Key Vendors by Application:

  • Inventory Counting: Gather AI (drone-based, $74M total funding, SaaS model) is the market leader. Fixed-camera alternatives exist from several WMS vendors.
  • Barcode/Label Reading: Cognex (publicly traded, industry standard) dominates with VisionPro platform. Also consider Zebra Technologies and Datalogic for specific applications.
  • Robotic Vision: Zivid (high-precision 3D cameras, hardware + SDK model) and Fizyr (AI vision platform for robotic picking) are the leading specialists. FANUC iPC AI provides integrated vision for FANUC robot systems.
  • Safety Monitoring: Emerging vendor space with multiple startups; evaluate against established IP camera systems with AI overlays from companies like Verkada and Rhombus.
  • Integrated Robotics + Vision: Symbotic (NASDAQ: SYM, $520M Walmart partnership), Locus Robotics ($300M+ raised, RaaS model), AutoStore (SoftBank-owned, cube-based AS/RS), and Geek+ ($300M+ raised, 40+ countries) offer complete robotic systems with integrated vision.
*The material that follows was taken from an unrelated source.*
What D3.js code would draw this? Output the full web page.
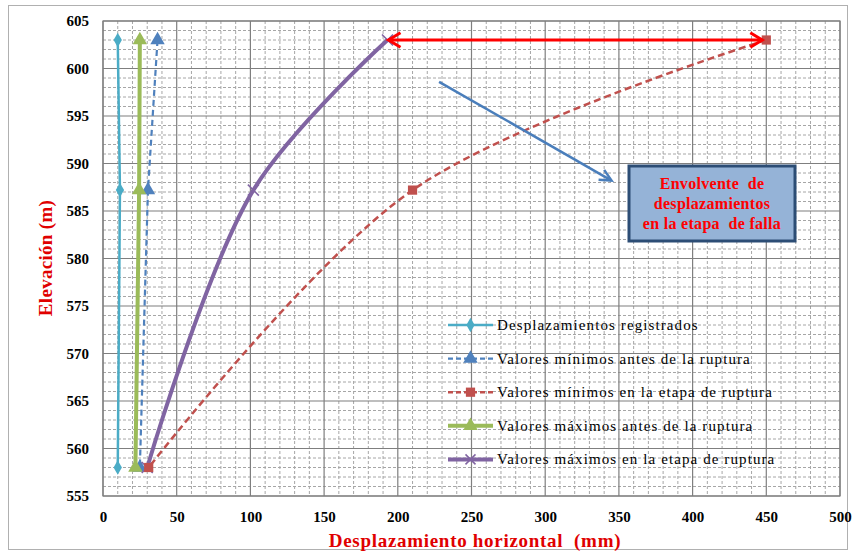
<!DOCTYPE html>
<html><head><meta charset="utf-8">
<script src="https://cdn.jsdelivr.net/npm/d3@7"></script>
<style>body{margin:0;background:#fff}svg{display:block}</style>
</head><body><svg id="c" width="854" height="552"></svg>
<script>
// ---- data ----
const seriesNames = ["Desplazamientos registrados","Valores mínimos antes de la ruptura","Valores mínimos en la etapa de ruptura","Valores máximos antes de la ruptura","Valores máximos en la etapa de ruptura"];
const elevations = [603, 587.2, 558];
const sRegistrados = [10, 11.5, 10];
const sMinAntes = [37, 30.5, 25];
const sMinRuptura = [450, 210, 31];
const sMaxAntes = [25, 24.5, 22];
const sMaxRuptura = [193, 102, 30];
const xTicks = [0,50,100,150,200,250,300,350,400,450,500];
const yTicks = [555,560,565,570,575,580,585,590,595,600,605];
const envelopeArrow = {x1:193, x2:450, y:603};
const pointerArrow = {x1:228, y1:598.6, x2:345, y2:588.2};
const boxLines = ["Envolvente  de","desplazamientos","en la etapa  de falla"];

const FONT = "'Liberation Serif','DejaVu Serif','Times New Roman',serif";
const svg = d3.select("#c");
const L=103, R=840, T=21, B=496;
const x = d3.scaleLinear().domain([0,500]).range([L,R]);
const y = d3.scaleLinear().domain([555,605]).range([B,T]);

svg.append("rect").attr("x",8.5).attr("y",5.5).attr("width",839).attr("height",544).attr("fill","#fff").attr("stroke","#b0b0b0");

const g = svg.append("g");
g.selectAll(".mx").data(d3.range(0,501,10).filter(v=>v%50)).enter().append("line")
 .attr("x1",d=>x(d)).attr("x2",d=>x(d)).attr("y1",T).attr("y2",B)
 .attr("stroke","#a6a6a6").attr("stroke-dasharray","3,2").attr("stroke-width",1);
g.selectAll(".my").data(d3.range(555,606,1).filter(v=>v%5)).enter().append("line")
 .attr("y1",d=>y(d)).attr("y2",d=>y(d)).attr("x1",L).attr("x2",R)
 .attr("stroke","#a6a6a6").attr("stroke-dasharray","3,2").attr("stroke-width",1);
g.selectAll(".Mx").data(xTicks).enter().append("line")
 .attr("x1",d=>x(d)).attr("x2",d=>x(d)).attr("y1",T).attr("y2",B)
 .attr("stroke","#7f7f7f").attr("stroke-width",1.2);
g.selectAll(".My").data(yTicks).enter().append("line")
 .attr("y1",d=>y(d)).attr("y2",d=>y(d)).attr("x1",L).attr("x2",R)
 .attr("stroke","#7f7f7f").attr("stroke-width",1.2);
g.append("rect").attr("x",L).attr("y",T).attr("width",R-L).attr("height",B-T).attr("fill","none").attr("stroke","#7f7f7f").attr("stroke-width",1.2);

const xa = svg.append("g").attr("transform",`translate(0,${B})`).call(d3.axisBottom(x).tickValues(xTicks).tickSize(0).tickPadding(15));
xa.select(".domain").remove();
xa.attr("font-family",null);
xa.selectAll("text").style("font-family",FONT).style("font-size","15px").style("font-weight","bold").attr("fill","#000");
const ya = svg.append("g").attr("transform",`translate(${L},0)`).call(d3.axisLeft(y).tickValues(yTicks).tickSize(0).tickPadding(14));
ya.select(".domain").remove();
ya.attr("font-family",null);
ya.selectAll("text").style("font-family",FONT).style("font-size","15px").style("font-weight","bold").attr("fill","#000");

svg.append("text").attr("x",475).attr("y",547).attr("text-anchor","middle").style("font-family",FONT).style("font-size","19px").style("font-weight","bold").style("letter-spacing","0.7px").attr("fill","#e00000").style("white-space","pre").text("Desplazamiento horizontal  (mm)");
svg.append("text").attr("transform","translate(52,258) rotate(-90)").attr("text-anchor","middle").style("font-family",FONT).style("font-size","19px").style("font-weight","bold").style("letter-spacing","0.3px").attr("fill","#e00000").text("Elevación (m)");

const styles = [
 {name:seriesNames[0], vals:sRegistrados, color:"#4bacc6", w:2.5, dash:null, marker:"diamond", curve:d3.curveLinear},
 {name:seriesNames[1], vals:sMinAntes, color:"#4f81bd", w:2.2, dash:"6,4", marker:"triangle", curve:d3.curveLinear},
 {name:seriesNames[3], vals:sMaxAntes, color:"#9bbb59", w:4, dash:null, marker:"triangle", curve:d3.curveLinear},
 {name:seriesNames[4], vals:sMaxRuptura, color:"#8064a2", w:4, dash:null, marker:"x", curve:d3.curveCatmullRom.alpha(0.5)},
 {name:seriesNames[2], vals:sMinRuptura, color:"#c0504d", w:2.5, dash:"7,4", marker:"square", curve:d3.curveCatmullRom.alpha(0.5)}
];
const legendOrder = [0,1,4,2,3];
function marker(sel, type, color, size){
  if(type==="x"){
    const s=size/2;
    sel.append("path").attr("d",`M${-s},${-s}L${s},${s}M${-s},${s}L${s},${-s}`).attr("stroke",color).attr("stroke-width",1.5).attr("fill","none");
  } else {
    const sym = type==="diamond"?d3.symbolDiamond: type==="triangle"?d3.symbolTriangle:d3.symbolSquare;
    const area = type==="diamond"?60: type==="triangle"?90:85;
    sel.append("path").attr("d",d3.symbol().type(sym).size(area)()).attr("fill",color);
  }
}
styles.forEach(s=>{
  const pts = elevations.map((e,i)=>[s.vals[i],e]);
  const line = d3.line().x(d=>x(d[0])).y(d=>y(d[1])).curve(s.curve);
  svg.append("path").attr("d",line(pts)).attr("fill","none").attr("stroke",s.color).attr("stroke-width",s.w).attr("stroke-dasharray",s.dash);
  pts.forEach(p=>{
    const m = svg.append("g").attr("transform",`translate(${x(p[0])},${y(p[1])})`);
    marker(m,s.marker,s.color,11);
  });
});

function chevron(px,py,dir,color,w,len){
  svg.append("path").attr("d",`M${px+dir*len},${py-len*0.6}L${px},${py}L${px+dir*len},${py+len*0.6}`).attr("fill","none").attr("stroke",color).attr("stroke-width",w).attr("stroke-linejoin","miter");
}
const ay = y(envelopeArrow.y);
svg.append("line").attr("x1",x(envelopeArrow.x1)+1).attr("x2",x(envelopeArrow.x2)-4).attr("y1",ay).attr("y2",ay).attr("stroke","#ff0000").attr("stroke-width",3);
chevron(x(envelopeArrow.x1)+1,ay,1,"#ff0000",3,12);
chevron(x(envelopeArrow.x2)-4,ay,-1,"#ff0000",3,12);

const px1=x(pointerArrow.x1), py1=y(pointerArrow.y1), px2=x(pointerArrow.x2), py2=y(pointerArrow.y2);
svg.append("line").attr("x1",px1).attr("y1",py1).attr("x2",px2).attr("y2",py2).attr("stroke","#4a7ebb").attr("stroke-width",2.5);
{
  const ang=Math.atan2(py2-py1,px2-px1), l=13, a=0.45;
  const p1=[px2-l*Math.cos(ang-a), py2-l*Math.sin(ang-a)], p2=[px2-l*Math.cos(ang+a), py2-l*Math.sin(ang+a)];
  svg.append("path").attr("d",`M${p1}L${px2},${py2}L${p2}`).attr("fill","none").attr("stroke","#4a7ebb").attr("stroke-width",2.5);
}
svg.append("rect").attr("x",629).attr("y",166).attr("width",166).attr("height",75).attr("fill","#95b3d7").attr("stroke","#2c4d75").attr("stroke-width",3);
boxLines.forEach((t,i)=>{
  svg.append("text").attr("x",712).attr("y",189+i*20).attr("text-anchor","middle").style("font-family",FONT).style("font-size","16px").style("font-weight","bold").style("letter-spacing","0.3px").style("white-space","pre").attr("fill","#ff0000").text(t);
});

legendOrder.forEach((si,i)=>{
  const s=styles[si];
  const ly = 325 + i*33.6;
  svg.append("line").attr("x1",448).attr("x2",493).attr("y1",ly).attr("y2",ly).attr("stroke",s.color).attr("stroke-width",s.w).attr("stroke-dasharray",s.dash?"5,3":null);
  const m=svg.append("g").attr("transform",`translate(470.5,${ly})`);
  marker(m,s.marker,s.color,10);
  svg.append("text").attr("x",497).attr("y",ly+5).style("font-family",FONT).style("font-size","15px").style("letter-spacing","1.1px").attr("fill","#000").text(s.name);
});
</script></body></html>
When evaluating vendors, prioritize: proven deployment references in facilities similar to yours, clear integration paths with your existing WMS and WCS, transparent pricing models (subscription vs. capital expenditure), and the vendor's commitment to ongoing model updates as your product mix and operations evolve. The technology is mature enough for mainstream adoption -- the differentiation is increasingly in implementation quality, integration depth, and ongoing support.